*EXERCISE*:
Return all of the data exactly, with nothing left out but the pictures.

*RECORDS TO USE*:
——

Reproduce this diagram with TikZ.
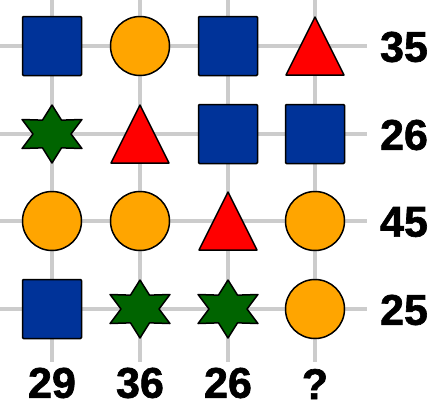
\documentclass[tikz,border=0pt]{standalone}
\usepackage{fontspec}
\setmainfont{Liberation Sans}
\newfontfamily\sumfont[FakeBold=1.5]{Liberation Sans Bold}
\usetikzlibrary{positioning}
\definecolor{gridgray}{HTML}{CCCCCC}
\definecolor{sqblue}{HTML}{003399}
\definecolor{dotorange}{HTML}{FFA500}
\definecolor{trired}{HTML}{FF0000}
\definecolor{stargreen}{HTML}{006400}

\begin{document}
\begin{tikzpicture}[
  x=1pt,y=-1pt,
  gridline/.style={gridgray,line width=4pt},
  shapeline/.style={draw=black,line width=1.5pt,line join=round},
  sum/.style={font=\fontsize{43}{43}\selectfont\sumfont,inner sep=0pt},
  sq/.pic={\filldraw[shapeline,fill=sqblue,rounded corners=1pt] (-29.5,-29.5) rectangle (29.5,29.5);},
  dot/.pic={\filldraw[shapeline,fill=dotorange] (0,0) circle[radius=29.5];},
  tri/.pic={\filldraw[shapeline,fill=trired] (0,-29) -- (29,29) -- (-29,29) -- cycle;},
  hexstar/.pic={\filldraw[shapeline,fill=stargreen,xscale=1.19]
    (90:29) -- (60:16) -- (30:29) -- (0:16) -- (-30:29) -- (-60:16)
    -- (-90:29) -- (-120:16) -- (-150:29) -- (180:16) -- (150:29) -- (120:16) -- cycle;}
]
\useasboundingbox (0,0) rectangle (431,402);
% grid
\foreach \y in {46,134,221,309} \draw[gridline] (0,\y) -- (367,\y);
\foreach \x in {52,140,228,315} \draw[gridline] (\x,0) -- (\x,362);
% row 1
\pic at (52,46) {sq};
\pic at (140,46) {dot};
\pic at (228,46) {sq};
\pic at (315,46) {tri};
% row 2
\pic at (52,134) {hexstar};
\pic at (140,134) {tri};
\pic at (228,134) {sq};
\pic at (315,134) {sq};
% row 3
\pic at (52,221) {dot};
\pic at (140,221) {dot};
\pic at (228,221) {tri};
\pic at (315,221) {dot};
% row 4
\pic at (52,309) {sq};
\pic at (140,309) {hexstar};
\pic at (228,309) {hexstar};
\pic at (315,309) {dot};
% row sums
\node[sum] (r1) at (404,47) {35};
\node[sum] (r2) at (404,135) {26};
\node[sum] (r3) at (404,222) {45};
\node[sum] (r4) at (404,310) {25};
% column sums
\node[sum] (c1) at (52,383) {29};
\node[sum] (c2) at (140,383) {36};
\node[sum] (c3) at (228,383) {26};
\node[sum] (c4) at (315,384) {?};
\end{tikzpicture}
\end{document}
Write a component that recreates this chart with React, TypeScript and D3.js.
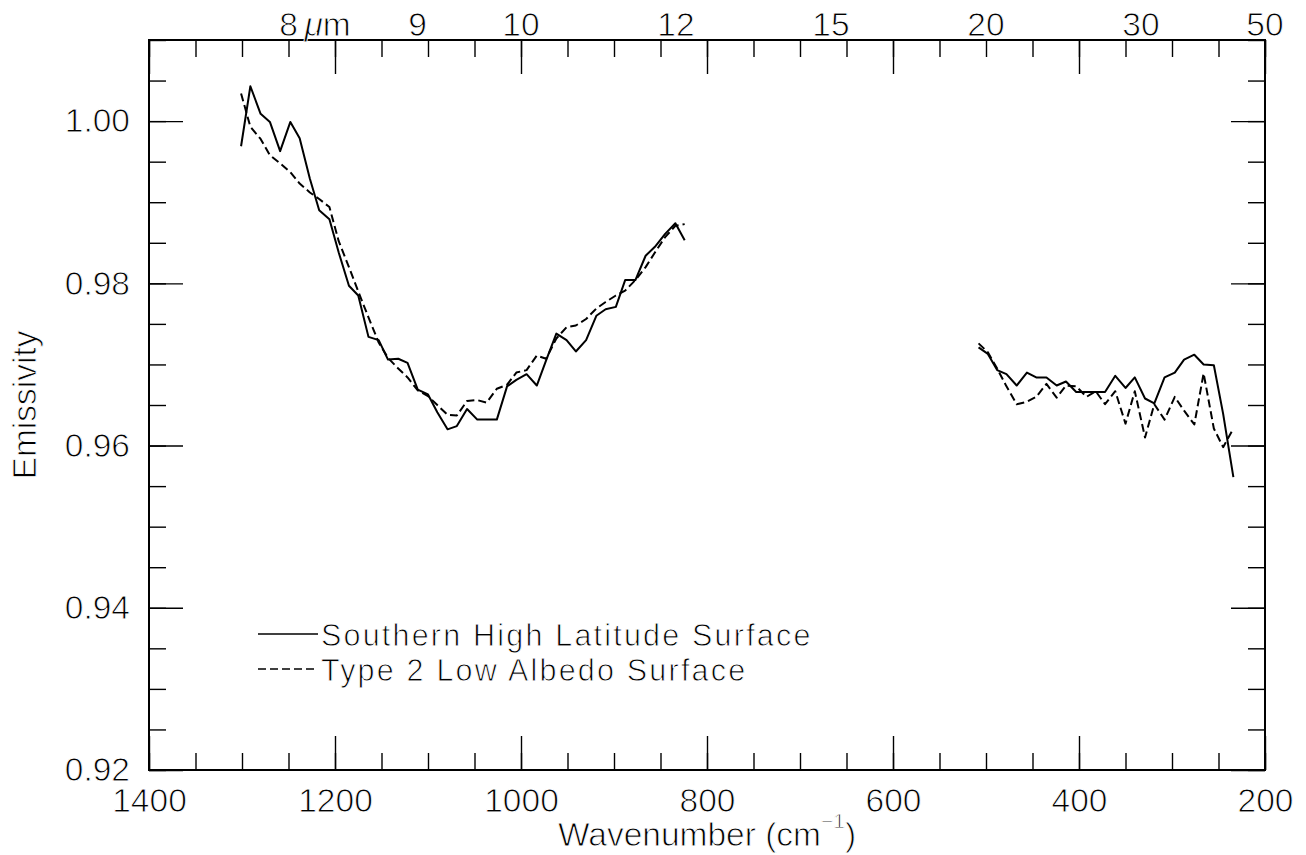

——

*FULL SOLUTION*:
Reproduce this diagram with TikZ.
\documentclass[tikz,border=0pt]{standalone}
\usepackage{fontspec}
\setmainfont{Liberation Sans}
\newfontfamily\sumfont[FakeBold=1.5]{Liberation Sans Bold}
\usetikzlibrary{positioning}
\definecolor{gridgray}{HTML}{CCCCCC}
\definecolor{sqblue}{HTML}{003399}
\definecolor{dotorange}{HTML}{FFA500}
\definecolor{trired}{HTML}{FF0000}
\definecolor{stargreen}{HTML}{006400}

\begin{document}
\begin{tikzpicture}[
  x=1pt,y=-1pt,
  gridline/.style={gridgray,line width=4pt},
  shapeline/.style={draw=black,line width=1.5pt,line join=round},
  sum/.style={font=\fontsize{43}{43}\selectfont\sumfont,inner sep=0pt},
  sq/.pic={\filldraw[shapeline,fill=sqblue,rounded corners=1pt] (-29.5,-29.5) rectangle (29.5,29.5);},
  dot/.pic={\filldraw[shapeline,fill=dotorange] (0,0) circle[radius=29.5];},
  tri/.pic={\filldraw[shapeline,fill=trired] (0,-29) -- (29,29) -- (-29,29) -- cycle;},
  hexstar/.pic={\filldraw[shapeline,fill=stargreen,xscale=1.19]
    (90:29) -- (60:16) -- (30:29) -- (0:16) -- (-30:29) -- (-60:16)
    -- (-90:29) -- (-120:16) -- (-150:29) -- (180:16) -- (150:29) -- (120:16) -- cycle;}
]
\useasboundingbox (0,0) rectangle (431,402);
% grid
\foreach \y in {46,134,221,309} \draw[gridline] (0,\y) -- (367,\y);
\foreach \x in {52,140,228,315} \draw[gridline] (\x,0) -- (\x,362);
% row 1
\pic at (52,46) {sq};
\pic at (140,46) {dot};
\pic at (228,46) {sq};
\pic at (315,46) {tri};
% row 2
\pic at (52,134) {hexstar};
\pic at (140,134) {tri};
\pic at (228,134) {sq};
\pic at (315,134) {sq};
% row 3
\pic at (52,221) {dot};
\pic at (140,221) {dot};
\pic at (228,221) {tri};
\pic at (315,221) {dot};
% row 4
\pic at (52,309) {sq};
\pic at (140,309) {hexstar};
\pic at (228,309) {hexstar};
\pic at (315,309) {dot};
% row sums
\node[sum] (r1) at (404,47) {35};
\node[sum] (r2) at (404,135) {26};
\node[sum] (r3) at (404,222) {45};
\node[sum] (r4) at (404,310) {25};
% column sums
\node[sum] (c1) at (52,383) {29};
\node[sum] (c2) at (140,383) {36};
\node[sum] (c3) at (228,383) {26};
\node[sum] (c4) at (315,384) {?};
\end{tikzpicture}
\end{document}
Write a component that recreates this chart with React, TypeScript and D3.js.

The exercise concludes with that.